Nenhum Grupo Empresarial Familiar pode ter acionistas inativos – o Fundador deve discernir que um descendente não será um acionista ativo e dar dinheiro em vez de ações ou, se já for acionista, tem obrigação de vender ao Grupo ou a outros acionistas
Na lógica virtuosa de gestão de um Grupo de raiz familiar, a forma como os acionistas se relacionam com o negócio da Família determina em larga medida o sucesso do negócio e, em muitos casos, se o negócio na Família sobrevive e é perpetuado. Por isso cada acionista não se pode ver como dono de nada, mas sim como alguém que está a tomar conta dos bens que recebeu e os fortalece para transmitir à próxima geração – um acionista inativo está a abdicar desse papel e dessa responsabilidade
A existência de acionistas inativos leva automaticamente a que os acionistas ativos tenham invariavelmente uma atitude de posse, com uma escala que na realidade não têm o direito de ter.

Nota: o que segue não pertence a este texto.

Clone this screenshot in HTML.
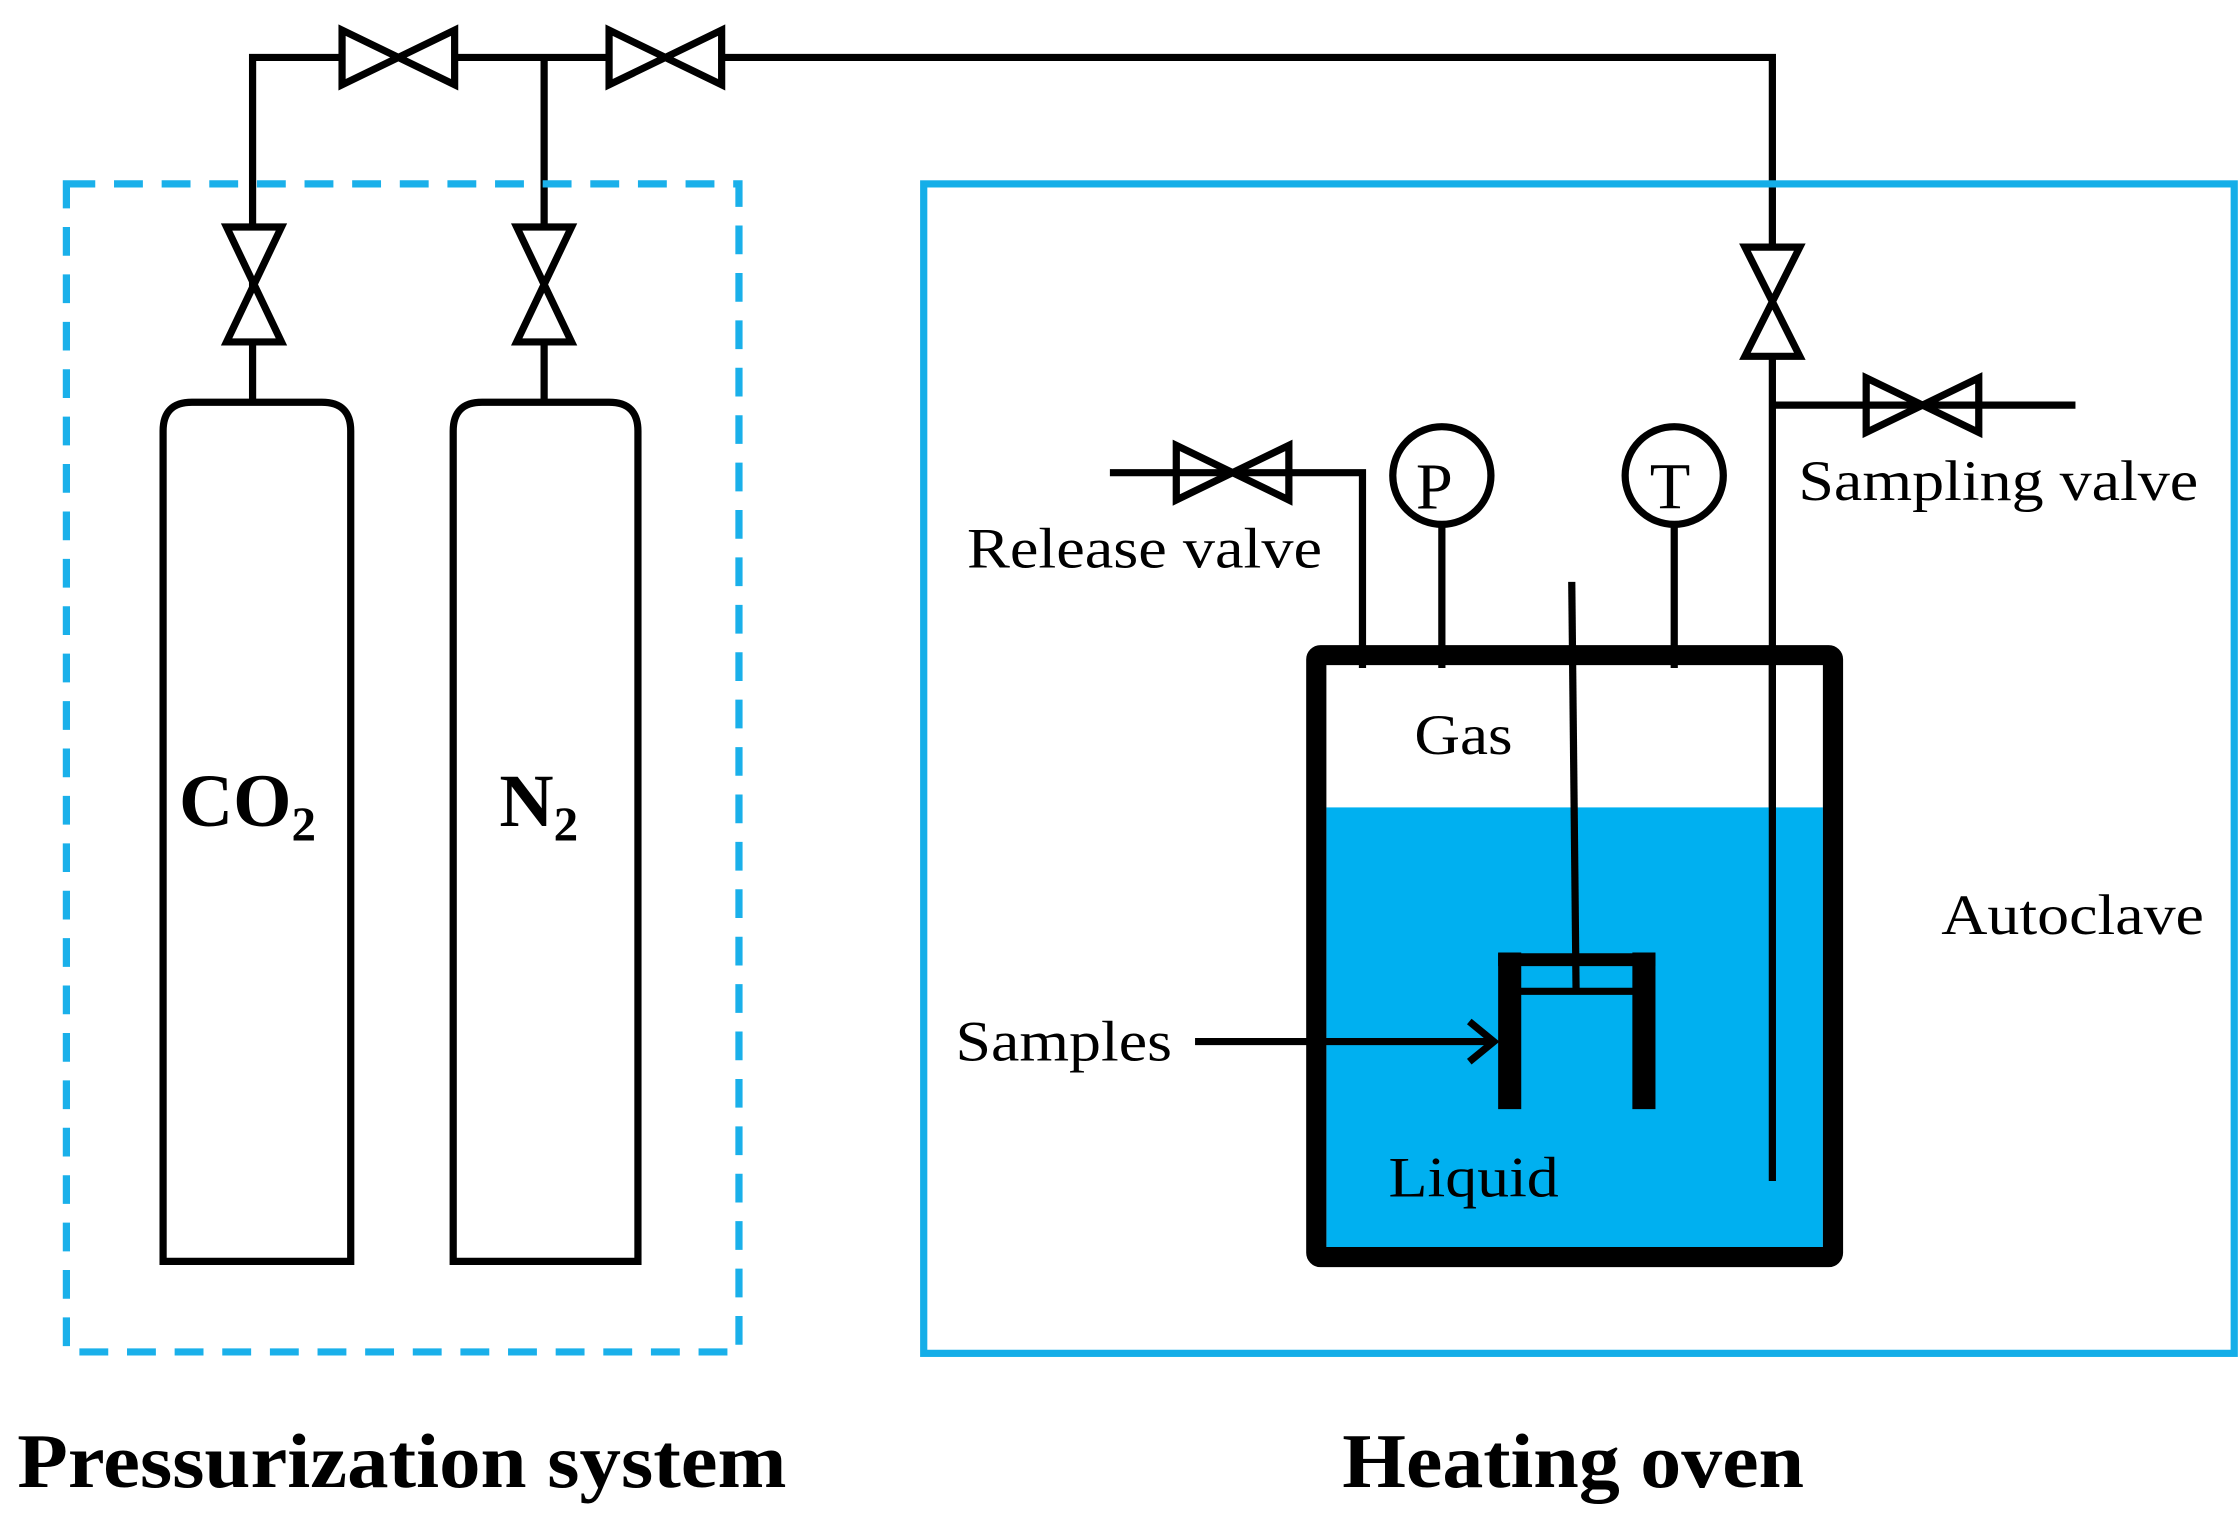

Os exemplos apresentados mostram que não há pretextos inultrapassáveis que justifiquem o potencial dano que um acionista provoca à sua Família e ao seu Negócio por assumir uma postura inativa – essa postura pode e deve alterar-se independentemente da idade, da formação ou do tempo disponível desse acionista porque quando há vontade há soluções. Senão só há uma alternativa – o Grupo ou os outros acionistas compram a posição do acionista inativo.